2. Model-Agnostic Meta-Learning (MAML)

2.1 Problem set-up

  • A model $f$ maps an observation $x$ to an output $a$
  • This framework is applied to wide variety of different problems (classification, RL, …) so it has a generic notion of a task:

    \[\mathcal{T} = \{\mathcal{L}(x_1 , a_1 , . . . , x_H , a_H ), q(x_1 ), q(x_{t+1} | x_t , a_t ), H\}\]
  • Each task \(\mathcal{T}\) consists of:
    • A loss function $\mathcal{L}$
    • A distribution over initial observations $q(x_1)$
    • Transition distribuiton $q(x_{t + 1} \vert x_t, a_t)$
    • Episode length: $H$
  • In i.i.d. supervised learning problems, the episode length $H$ $= 1$
  • It considers a distribution over tasks $p(\mathcal{T})$ that the model should adapt to.
  • In the K-shot learning setting, the model is trained to learn a new task $\mathcal{T}i$ drawn from $p(\mathcal{T})$ from only $K$ samples drawn from $q_i$ and feedback $\mathcal{L}{{\mathcal{T}_i}}$ generated by $\mathcal{T}_i$
  • After meta-learning, new tasks are sampled from $p(\mathcal{T})$ and meta-performance measured after learnning from K samples

2.2 MAML Algorithm

  • A neural network might learn internal features broadly applicable to all tasks in $p(\mathcal{T})$, rather than to a single task (more transferable features).
  • Encouraging emergence of these general-purpose representations should involve gradient-based updates making rapid progress on new tasks drawn from $p(\mathcal{T})$ without overfitting

The aim is to find model parameters sensitive to changes in the task, such that small parameters changes will produce large improvements on the loss function of any task drawn from $p(\mathcal{T})$, when altered in the direction of the gradient of that loss

MAML - Model agnositic meta-learning for Few Shot Supervised Learning

Figure 1: Model agnositic meta-learning for Few Shot Supervised Learning

  • When adapting to a new task, the parameters $\theta$ become $\theta^\prime$

    \[θ^\prime_i = θ − \alpha ∇ θ L_{\mathcal{T}_i} (f_θ )\]
  • Step size $\alpha$ may be a fixed hyperparam or meta-learned
  • The meta-optimization task (Algorithm 1, step 8) updates tasks via SGD, with a meta-step $\beta$
  • MAML involves a gradient through a gradient. This requires a backward pass through $f$ to compute Hessian-vector products

3. Species of MAML

  • Domains differ in the loss function and data generation/presentation

3.1 Supervised Regression and Classfication

  • Few-shot learning, in supervised tasks, aims to learn a new function using a few input/output pairs using prior data from similar tasks for meta-learning e.g Classifying a dog, with a few dog pictures given a prior of seeing many types of objects
  • The horizon $H = 1$, with the model accepting a single input and producing a single output
  • The task $\mathcal{T}_i$ generates $K$ i.i.d observations $\textbf x$ from $q_i$. The task loss(MSE or Cross Entropy) is represented by model output for $\textbf x$ and corresponding target values $\textbf y$ for that task
  • K shot regression tasks use K input/output pairs for each task
  • K shot classification tasks use K input/output pairs from each task for a total of N K data points for N way classfication
  • These loss functions are be directly inserted in the MALM algorithm. This is shown in Algorithm 2.
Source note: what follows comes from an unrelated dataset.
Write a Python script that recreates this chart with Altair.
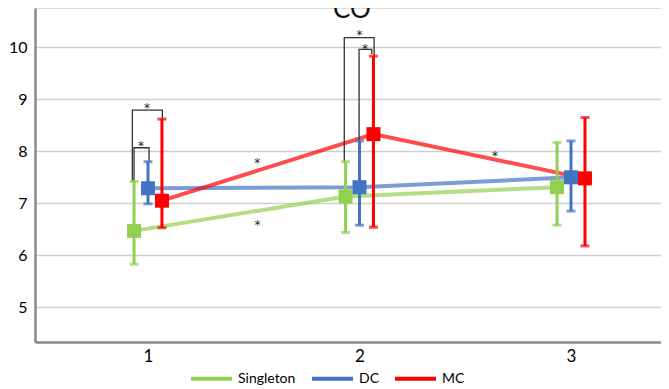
import altair as alt
import pandas as pd

# ---- data ----
groups = ["Singleton", "DC", "MC"]
times = [1, 2, 3]
offsets = [-0.066, 0.0, 0.066]
colors = ["#92D050", "#4472C4", "#FF0000"]

singleton_mean = [6.47, 7.13, 7.31]
singleton_low = [5.83, 6.44, 6.58]
singleton_high = [7.42, 7.80, 8.17]
dc_mean = [7.29, 7.31, 7.50]
dc_low = [6.99, 6.58, 6.85]
dc_high = [7.80, 8.20, 8.20]
mc_mean = [7.05, 8.33, 7.48]
mc_low = [6.53, 6.54, 6.18]
mc_high = [8.62, 9.83, 8.65]

# significance brackets: left x, right x, top y, left-end y, right-end y
br_left = [0.926, 0.934, 1.928, 1.998]
br_right = [1.068, 1.005, 2.069, 2.058]
br_top = [8.794, 8.069, 10.185, 9.96]
br_lend = [7.42, 7.42, 7.80, 8.20]
br_rend = [8.62, 7.80, 9.83, 9.87]

# stars (annotation positions)
star_x = [0.995, 0.967, 2.0, 2.026, 1.516, 1.518, 2.641]
star_y = [8.89, 8.165, 10.288, 10.03, 7.833, 6.646, 7.962]

title_text = "CO"
y_ticks = [5, 6, 7, 8, 9, 10]
x_ticks = [1, 2, 3]

# ---- tables ----
means = [singleton_mean, dc_mean, mc_mean]
lows = [singleton_low, dc_low, mc_low]
highs = [singleton_high, dc_high, mc_high]
rows = []
for gi, g in enumerate(groups):
    for ti, t in enumerate(times):
        rows.append({"group": g, "time": t, "xpos": t + offsets[gi],
                     "mean": means[gi][ti], "low": lows[gi][ti], "high": highs[gi][ti],
                     "gorder": gi})
df = pd.DataFrame(rows)
caps = pd.concat([
    df[["group", "xpos"]].assign(val=df["low"]),
    df[["group", "xpos"]].assign(val=df["high"]),
])

brows = []
for i in range(len(br_left)):
    pts = [(br_left[i], br_lend[i]), (br_left[i], br_top[i]),
           (br_right[i], br_top[i]), (br_right[i], br_rend[i])]
    for k, (bx, by) in enumerate(pts):
        brows.append({"bid": i, "k": k, "bx": bx, "by": by})
bdf = pd.DataFrame(brows)
sdf = pd.DataFrame({"sx": star_x, "sy": star_y})

FONT = "Lato"
xscale = alt.Scale(domain=[0.4657, 3.4255], nice=False, zero=False)
yscale = alt.Scale(domain=[4.333, 10.756], nice=False, zero=False)
cscale = alt.Scale(domain=groups, range=colors)

legend = alt.Legend(title=None, orient="none", legendX=154, legendY=348,
                    direction="horizontal", symbolType="stroke", symbolSize=1681,
                    symbolStrokeWidth=4, symbolOpacity=1, labelFontSize=14,
                    labelFont=FONT, labelColor="#000000", columnPadding=8,
                    padding=0, labelOffset=4)

xaxis = alt.Axis(values=x_ticks, format="d", title=None, grid=False, ticks=False,
                 labelFontSize=17, labelFont=FONT, labelColor="#000000",
                 labelPadding=6, domainColor="#8a8a8a", domainWidth=2.5)
yaxis = alt.Axis(values=y_ticks, format="d", title=None, grid=True, gridColor="#cfcfcf",
                 gridWidth=1.5, ticks=False, labelFontSize=16, labelFont=FONT,
                 labelColor="#000000", labelPadding=8, domainColor="#8a8a8a",
                 domainWidth=2.5)

base = alt.Chart(df)

lines = base.mark_line(strokeWidth=4, opacity=0.7).encode(
    x=alt.X("xpos:Q", scale=xscale, axis=xaxis),
    y=alt.Y("mean:Q", scale=yscale, axis=yaxis),
    color=alt.Color("group:N", scale=cscale, legend=legend),
    order="time:Q",
)

err = base.mark_rule(strokeWidth=3).encode(
    x="xpos:Q", y="low:Q", y2="high:Q",
    color=alt.Color("group:N", scale=cscale, legend=legend),
)

capmarks = alt.Chart(caps).mark_tick(orient="horizontal", size=9, thickness=3).encode(
    x="xpos:Q", y="val:Q",
    color=alt.Color("group:N", scale=cscale, legend=legend),
)

squares = base.mark_square(size=196, opacity=1, filled=True).encode(
    x="xpos:Q", y="mean:Q",
    color=alt.Color("group:N", scale=cscale, legend=legend),
)

brackets = alt.Chart(bdf).mark_line(color="#333333", strokeWidth=1.3).encode(
    x="bx:Q", y="by:Q", detail="bid:N", order="k:Q",
)

stars = alt.Chart(sdf).mark_text(text="*", font="DejaVu Sans", fontSize=12, color="#222222",
                                 baseline="alphabetic", dy=7).encode(
    x="sx:Q", y="sy:Q",
)

title = alt.Chart(pd.DataFrame({"t": [title_text]})).mark_text(
    font=FONT, fontSize=26, color="#111111", baseline="alphabetic", align="center"
).encode(text="t:N", x=alt.value(317), y=alt.value(10))

chart = alt.layer(lines, brackets, err, capmarks, squares, stars, title).properties(
    width=626, height=334,
    autosize=alt.AutoSizeParams(type="none"),
    padding={"left": 27, "top": 0, "right": 0, "bottom": 47},
).configure_view(stroke=None).configure(background="white")

chart.save("out.html", embed_options={"renderer": "svg", "actions": False})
    MAML - Model agnostic meta-learning

    Figure 1: MAML algorithm

3.2 RL

  • A new task may involve succeeding in a new environment or achieving a new goal
  • The loss function corresponds to the negative expectation of the reward
  • Model being learnt is a policy mapping states to a distribution over actions

4. Experiments

  • For regression, the authors show MAML learns to model the periodic nature of a sine wave
  • The model continues to improve with additinal grad steps, meaning it optimizes the params to lie in the region amenable to fast adaptation, and not overfitting to the params $\theta$ after one step.

Classification:

  • They select $N$ unseen classes, provide the model with K different instances of each of the N classes, and evaluate the model’s ability to classify new instances.
  • Tested on image classification
  • Outperforms memory augmented networks and LSTM meta-learners
  • The significant expense in MAML is from the use of second derivatives when backpropagating the meta-gradient
  • Apparently, a first order approximation (with 2nd derivatives ommited) has almost similar performance with using full second derivatives
  • This suggests most improvement comes from the post-update parameter values rather than 2nd order updates differentiating through the grad update
  • Another reason is that for ReLU, 2nd derivatives may be close to zero in most cases (Authors use ReLU non-linearities)
  • This removes the need for the Hessian vector product, increasing computation speed by 33%

RL (Tested in rllab):

  • Net architecture: 2 hidden ReLU layers, size 100, TRPO
  • 2D navigation: Agent is to move to a goal location in a 2d square
  • Locomotion: Half-cheetah and Ant
  • In both tasks, authors say MAML learns a model that adapts more quickly in a single gradient update and continues to improve in additional grad steps
  • MAML initialization substantially outperforms random initialization and pretraining
  • NOTE: Pre-training is sometimes worse than random intialization (Patisotto et al., 2016 → Deep multitask and transfer reinforcement learning).